### [WORK TO DO]
From the first line of the data below, repeat each line exactly until you reach the line with "XAxis, YAxis, CartesianGrid"; include that line too.

### [DATA SHOWN]
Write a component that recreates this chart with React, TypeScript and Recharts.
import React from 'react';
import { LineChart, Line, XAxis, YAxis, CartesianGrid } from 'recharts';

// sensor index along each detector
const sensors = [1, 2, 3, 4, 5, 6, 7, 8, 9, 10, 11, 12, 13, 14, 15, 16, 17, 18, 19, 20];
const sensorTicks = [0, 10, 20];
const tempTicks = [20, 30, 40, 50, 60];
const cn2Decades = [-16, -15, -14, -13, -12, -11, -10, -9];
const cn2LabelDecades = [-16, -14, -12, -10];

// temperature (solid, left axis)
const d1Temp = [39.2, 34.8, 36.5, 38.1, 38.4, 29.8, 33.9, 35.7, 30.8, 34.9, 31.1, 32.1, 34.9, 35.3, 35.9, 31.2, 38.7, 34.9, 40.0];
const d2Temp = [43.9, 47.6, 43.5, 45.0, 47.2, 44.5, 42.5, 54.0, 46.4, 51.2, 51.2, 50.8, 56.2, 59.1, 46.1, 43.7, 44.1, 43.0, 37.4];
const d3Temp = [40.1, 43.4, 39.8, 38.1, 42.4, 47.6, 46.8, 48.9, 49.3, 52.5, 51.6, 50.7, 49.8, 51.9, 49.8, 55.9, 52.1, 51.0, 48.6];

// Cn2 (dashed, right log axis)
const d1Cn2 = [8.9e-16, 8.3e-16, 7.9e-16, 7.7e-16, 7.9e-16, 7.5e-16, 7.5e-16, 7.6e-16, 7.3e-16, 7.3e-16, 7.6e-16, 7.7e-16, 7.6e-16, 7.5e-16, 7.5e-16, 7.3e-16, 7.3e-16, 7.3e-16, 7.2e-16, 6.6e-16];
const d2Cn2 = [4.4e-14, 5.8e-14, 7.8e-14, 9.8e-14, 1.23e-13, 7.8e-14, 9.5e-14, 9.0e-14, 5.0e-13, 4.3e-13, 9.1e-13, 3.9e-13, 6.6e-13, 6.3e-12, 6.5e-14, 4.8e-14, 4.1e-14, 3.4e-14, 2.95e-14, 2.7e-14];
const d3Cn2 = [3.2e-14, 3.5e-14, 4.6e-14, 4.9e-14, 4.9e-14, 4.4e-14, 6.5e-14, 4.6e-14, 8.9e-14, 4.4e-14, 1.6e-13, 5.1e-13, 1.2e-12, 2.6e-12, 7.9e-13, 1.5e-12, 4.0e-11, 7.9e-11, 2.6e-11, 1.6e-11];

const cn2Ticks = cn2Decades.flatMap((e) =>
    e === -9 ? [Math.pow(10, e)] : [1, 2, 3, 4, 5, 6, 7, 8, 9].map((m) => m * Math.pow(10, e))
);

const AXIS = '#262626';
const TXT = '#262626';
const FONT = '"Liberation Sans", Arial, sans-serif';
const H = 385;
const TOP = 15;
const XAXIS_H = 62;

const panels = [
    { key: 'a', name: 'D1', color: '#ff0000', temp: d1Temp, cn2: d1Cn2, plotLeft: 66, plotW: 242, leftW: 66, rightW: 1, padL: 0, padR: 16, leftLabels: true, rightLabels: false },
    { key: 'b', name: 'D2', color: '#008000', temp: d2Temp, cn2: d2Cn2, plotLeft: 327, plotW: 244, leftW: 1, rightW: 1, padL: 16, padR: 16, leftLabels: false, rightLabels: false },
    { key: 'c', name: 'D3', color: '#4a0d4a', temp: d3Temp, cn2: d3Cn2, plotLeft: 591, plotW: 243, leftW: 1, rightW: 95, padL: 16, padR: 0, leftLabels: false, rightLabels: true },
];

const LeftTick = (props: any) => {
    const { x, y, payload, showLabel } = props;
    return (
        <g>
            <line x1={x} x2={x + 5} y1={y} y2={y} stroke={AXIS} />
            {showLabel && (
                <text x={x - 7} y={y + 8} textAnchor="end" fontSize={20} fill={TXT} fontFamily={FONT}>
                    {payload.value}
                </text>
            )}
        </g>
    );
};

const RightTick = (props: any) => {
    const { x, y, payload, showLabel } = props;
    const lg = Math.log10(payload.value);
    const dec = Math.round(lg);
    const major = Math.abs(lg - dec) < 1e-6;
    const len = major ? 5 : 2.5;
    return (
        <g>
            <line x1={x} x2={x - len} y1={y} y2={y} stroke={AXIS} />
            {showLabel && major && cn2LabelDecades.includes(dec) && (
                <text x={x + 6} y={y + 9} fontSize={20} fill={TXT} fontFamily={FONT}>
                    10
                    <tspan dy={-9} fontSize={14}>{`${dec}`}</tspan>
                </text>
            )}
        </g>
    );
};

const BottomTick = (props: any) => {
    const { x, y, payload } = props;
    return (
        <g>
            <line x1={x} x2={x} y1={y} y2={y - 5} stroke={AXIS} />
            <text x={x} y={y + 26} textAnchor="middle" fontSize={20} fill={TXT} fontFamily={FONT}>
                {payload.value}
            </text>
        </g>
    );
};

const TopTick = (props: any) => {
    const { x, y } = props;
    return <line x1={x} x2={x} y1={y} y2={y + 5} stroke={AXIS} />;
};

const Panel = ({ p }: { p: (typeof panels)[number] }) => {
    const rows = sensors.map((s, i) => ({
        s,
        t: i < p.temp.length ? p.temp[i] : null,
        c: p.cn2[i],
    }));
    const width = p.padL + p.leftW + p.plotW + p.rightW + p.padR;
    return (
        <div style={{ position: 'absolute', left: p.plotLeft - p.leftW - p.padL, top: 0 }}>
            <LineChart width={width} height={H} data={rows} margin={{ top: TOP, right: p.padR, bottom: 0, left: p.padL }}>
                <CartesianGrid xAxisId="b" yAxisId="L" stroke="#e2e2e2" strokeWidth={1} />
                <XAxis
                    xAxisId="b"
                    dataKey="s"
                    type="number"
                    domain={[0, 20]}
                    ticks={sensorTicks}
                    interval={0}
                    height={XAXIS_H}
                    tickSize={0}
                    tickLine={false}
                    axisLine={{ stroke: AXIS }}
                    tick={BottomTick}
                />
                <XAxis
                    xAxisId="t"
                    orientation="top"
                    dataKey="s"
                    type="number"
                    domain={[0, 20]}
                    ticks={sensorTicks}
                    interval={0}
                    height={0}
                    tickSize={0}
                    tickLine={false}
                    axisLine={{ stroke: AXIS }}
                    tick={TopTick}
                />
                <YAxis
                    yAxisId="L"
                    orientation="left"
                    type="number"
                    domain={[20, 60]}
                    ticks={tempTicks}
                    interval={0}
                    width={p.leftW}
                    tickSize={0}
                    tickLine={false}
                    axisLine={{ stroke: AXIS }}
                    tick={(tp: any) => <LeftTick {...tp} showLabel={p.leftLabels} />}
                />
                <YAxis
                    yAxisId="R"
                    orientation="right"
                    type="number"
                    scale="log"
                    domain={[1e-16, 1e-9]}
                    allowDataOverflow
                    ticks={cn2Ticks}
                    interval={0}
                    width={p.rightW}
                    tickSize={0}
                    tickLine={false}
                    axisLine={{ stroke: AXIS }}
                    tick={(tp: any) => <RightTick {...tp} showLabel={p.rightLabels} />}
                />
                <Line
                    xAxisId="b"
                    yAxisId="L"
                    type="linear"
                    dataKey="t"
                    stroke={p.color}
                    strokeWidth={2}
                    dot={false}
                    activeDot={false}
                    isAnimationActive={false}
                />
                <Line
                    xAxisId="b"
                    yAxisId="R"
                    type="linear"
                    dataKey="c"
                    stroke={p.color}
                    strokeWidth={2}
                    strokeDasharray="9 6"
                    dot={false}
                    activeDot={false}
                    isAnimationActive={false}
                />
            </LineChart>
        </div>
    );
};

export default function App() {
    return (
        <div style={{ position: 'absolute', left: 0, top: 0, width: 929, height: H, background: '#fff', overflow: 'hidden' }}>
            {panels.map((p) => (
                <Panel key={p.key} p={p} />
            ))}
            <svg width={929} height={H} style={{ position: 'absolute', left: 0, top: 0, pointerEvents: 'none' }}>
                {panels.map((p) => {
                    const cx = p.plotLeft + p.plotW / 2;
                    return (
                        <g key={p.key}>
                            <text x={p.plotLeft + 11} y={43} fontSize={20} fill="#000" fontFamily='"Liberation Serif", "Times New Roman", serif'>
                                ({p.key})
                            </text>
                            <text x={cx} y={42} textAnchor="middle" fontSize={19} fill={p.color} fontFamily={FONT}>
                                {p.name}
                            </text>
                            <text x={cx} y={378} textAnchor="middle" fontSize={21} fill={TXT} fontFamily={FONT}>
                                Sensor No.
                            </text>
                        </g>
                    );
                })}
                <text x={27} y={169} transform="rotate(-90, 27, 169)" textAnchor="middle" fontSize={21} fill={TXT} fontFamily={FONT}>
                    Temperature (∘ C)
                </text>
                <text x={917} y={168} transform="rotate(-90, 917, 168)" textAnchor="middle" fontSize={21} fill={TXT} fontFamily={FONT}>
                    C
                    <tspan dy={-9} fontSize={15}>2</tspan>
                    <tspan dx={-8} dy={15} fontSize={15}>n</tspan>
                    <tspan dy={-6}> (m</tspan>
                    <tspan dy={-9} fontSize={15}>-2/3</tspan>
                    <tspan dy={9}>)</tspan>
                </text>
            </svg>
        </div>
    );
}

### [ANSWER BELOW]
Write a component that recreates this chart with React, TypeScript and Recharts.
import React from 'react';
import { LineChart, Line, XAxis, YAxis, CartesianGrid } from 'recharts';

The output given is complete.